_Data section_
>>
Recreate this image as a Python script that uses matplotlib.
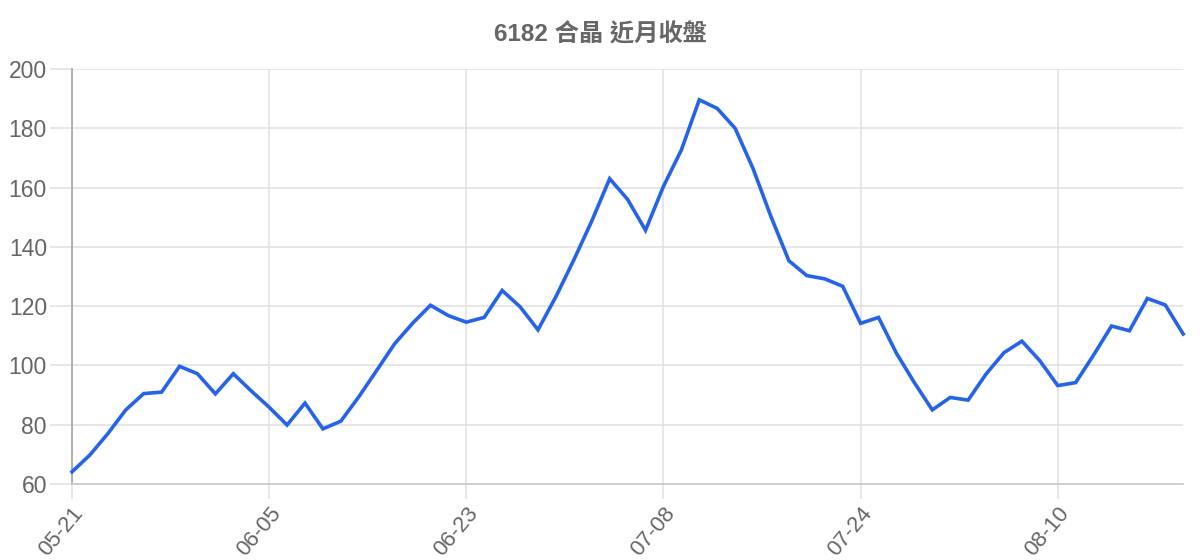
<<
>>
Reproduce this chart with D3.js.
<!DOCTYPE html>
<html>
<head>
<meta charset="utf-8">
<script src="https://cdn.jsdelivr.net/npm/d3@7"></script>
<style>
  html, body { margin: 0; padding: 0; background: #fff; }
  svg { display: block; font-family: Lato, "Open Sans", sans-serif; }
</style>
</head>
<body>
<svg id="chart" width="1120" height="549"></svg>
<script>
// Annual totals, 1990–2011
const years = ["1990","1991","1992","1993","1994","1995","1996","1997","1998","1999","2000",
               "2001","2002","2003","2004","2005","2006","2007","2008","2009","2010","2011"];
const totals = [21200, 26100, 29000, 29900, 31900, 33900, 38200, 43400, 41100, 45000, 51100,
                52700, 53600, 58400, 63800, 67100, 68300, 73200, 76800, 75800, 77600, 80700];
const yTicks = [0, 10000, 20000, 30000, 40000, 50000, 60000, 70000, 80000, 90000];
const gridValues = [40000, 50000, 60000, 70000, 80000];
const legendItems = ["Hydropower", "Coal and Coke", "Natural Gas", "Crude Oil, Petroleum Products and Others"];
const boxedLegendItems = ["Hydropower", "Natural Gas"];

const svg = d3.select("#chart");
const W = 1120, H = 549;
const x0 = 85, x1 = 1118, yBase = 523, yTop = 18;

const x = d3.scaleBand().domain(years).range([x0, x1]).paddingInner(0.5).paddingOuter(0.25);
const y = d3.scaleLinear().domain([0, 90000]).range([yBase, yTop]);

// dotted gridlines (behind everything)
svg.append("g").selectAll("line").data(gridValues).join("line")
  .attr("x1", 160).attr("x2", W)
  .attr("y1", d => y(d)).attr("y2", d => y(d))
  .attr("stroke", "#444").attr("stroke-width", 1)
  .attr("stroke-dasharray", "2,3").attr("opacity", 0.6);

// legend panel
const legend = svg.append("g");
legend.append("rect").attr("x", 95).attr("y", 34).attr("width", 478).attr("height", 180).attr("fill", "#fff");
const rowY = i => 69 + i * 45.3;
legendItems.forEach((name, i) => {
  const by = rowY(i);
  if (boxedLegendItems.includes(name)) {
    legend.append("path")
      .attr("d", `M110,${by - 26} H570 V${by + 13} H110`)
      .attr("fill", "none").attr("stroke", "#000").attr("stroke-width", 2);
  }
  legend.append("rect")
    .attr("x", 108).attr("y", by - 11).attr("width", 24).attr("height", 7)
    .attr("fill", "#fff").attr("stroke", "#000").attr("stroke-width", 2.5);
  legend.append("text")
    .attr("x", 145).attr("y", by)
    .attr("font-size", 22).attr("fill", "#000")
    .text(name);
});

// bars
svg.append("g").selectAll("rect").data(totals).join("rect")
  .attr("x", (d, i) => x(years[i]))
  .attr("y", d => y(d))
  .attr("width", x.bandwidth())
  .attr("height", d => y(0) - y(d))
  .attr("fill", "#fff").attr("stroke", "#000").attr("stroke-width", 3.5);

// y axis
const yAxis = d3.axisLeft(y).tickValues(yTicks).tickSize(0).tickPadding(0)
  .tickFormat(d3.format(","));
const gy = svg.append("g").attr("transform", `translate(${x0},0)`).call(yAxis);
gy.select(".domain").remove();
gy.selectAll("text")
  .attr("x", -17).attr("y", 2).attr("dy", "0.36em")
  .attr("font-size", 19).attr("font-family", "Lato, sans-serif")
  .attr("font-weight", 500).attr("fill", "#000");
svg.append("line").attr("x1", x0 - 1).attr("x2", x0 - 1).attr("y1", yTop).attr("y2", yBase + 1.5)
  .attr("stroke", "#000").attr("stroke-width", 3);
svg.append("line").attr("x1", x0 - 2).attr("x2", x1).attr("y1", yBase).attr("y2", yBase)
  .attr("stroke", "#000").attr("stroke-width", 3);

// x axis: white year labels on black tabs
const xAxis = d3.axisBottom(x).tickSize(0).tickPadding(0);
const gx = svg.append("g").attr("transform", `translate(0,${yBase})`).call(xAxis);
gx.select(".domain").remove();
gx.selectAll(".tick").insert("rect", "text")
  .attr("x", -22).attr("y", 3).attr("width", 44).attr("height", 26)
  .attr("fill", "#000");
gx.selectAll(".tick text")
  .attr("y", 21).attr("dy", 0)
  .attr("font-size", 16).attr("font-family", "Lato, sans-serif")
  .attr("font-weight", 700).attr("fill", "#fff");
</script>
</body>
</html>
<<
_What to produce_
In the lines above, locate the string "this". Copy every line where it occurs.

_In response_
Recreate this image as a Python script that uses matplotlib.
Reproduce this chart with D3.js.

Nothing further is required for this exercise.